Photographe de formation, reconnu pour son style singulier, manipulant les couleurs et les négatifs, Avery Crounse n’a pas su s’imposer (commercialement) au cinéma avec seulement trois longs métrages à son actif. Le premier, Les Yeux de feu, est sans doute le meilleur. Sorti en catimini au début des années 80, le film fut un échec à sa sortie et a sombré dans l’oubli. Mais en 2021, lors d’une ressortie et d’un petit coup de lifting, le film s’offre une seconde jeunesse sort enfin des limbes de l’invisibilité particulièrement avec la sortie du premier coffret Severin All the Haunts be ours.
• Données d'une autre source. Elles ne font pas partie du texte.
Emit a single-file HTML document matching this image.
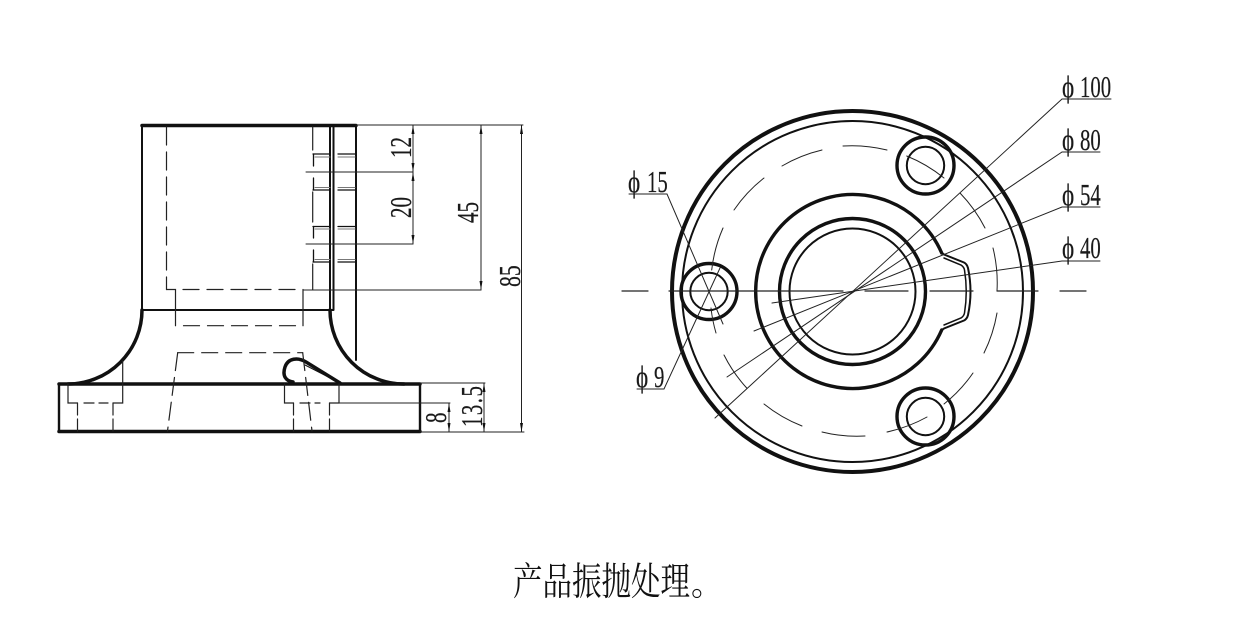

S’inscrivant dans le spectre de la folk-horror remis au goût du jour grâce, entre autres, au succès de Midsommar, Les Yeux de feu frappe avant tout par son anachronisme et son esthétique historique à contre-courant de la production horrifique des années 80 urbaine et graphique, visant un public jeune avide de sexe et de violence à bon marché. C’est le règne du slasher. Rien à voir dans ce drôle d’objet, contre nature, hybridation entre le western et les bons vieux récits autour de la démonologie.

Copyright Rimini Films
En situant l’action en 1750, Avery Crounse ne choisit pas la facilité, mais cet ancrage historique lui permet d’inscrire son récit dans un univers où les croyances et les superstitions dominaient une Amérique de colons encore naissante, envahisseurs cohabitant avec la population indienne encore bien présente. L’ombre de cette civilisation destinée à disparaître est bien présent, symbole d’une menace et d’une culpabilité sur la tête des pauvres expatriés européens qui tentent de trouver la terre promise. Les moyens financiers ne sont pas au rendez-vous. Donc, ne vous attendez pas à revivre la splendeur plastique des grands westerns classiques mettant en valeur les somptueux paysages de l’ouest : le film frappe par son minimalisme, sa sécheresse malaisante avec une patine télévisuelle apportant une forme de naturalisme tournant le dos à la mythologie westernienne. Dès le prologue, Crounse parvient à capter l’attention par sa mise en place précise, suscitant une attente très bien gérée. Trois jeunes filles sont recueillies par des soldats français à la frontière. Elles affirment avoir survécu grâce à la sorcière de la forêt, Léa. Leur improbable histoire débute dans un petit village. Chassé pour adultère, un pasteur s’enfuit avec quelques fidèles dans une région inexplorée d’Amérique du Nord. Le petit groupe finit par trouver un endroit où s’installer, inconscient des dangers qui se cachent dans les bois environnants, malgré les avertissements indirects de Léa, recueillis par le pasteur.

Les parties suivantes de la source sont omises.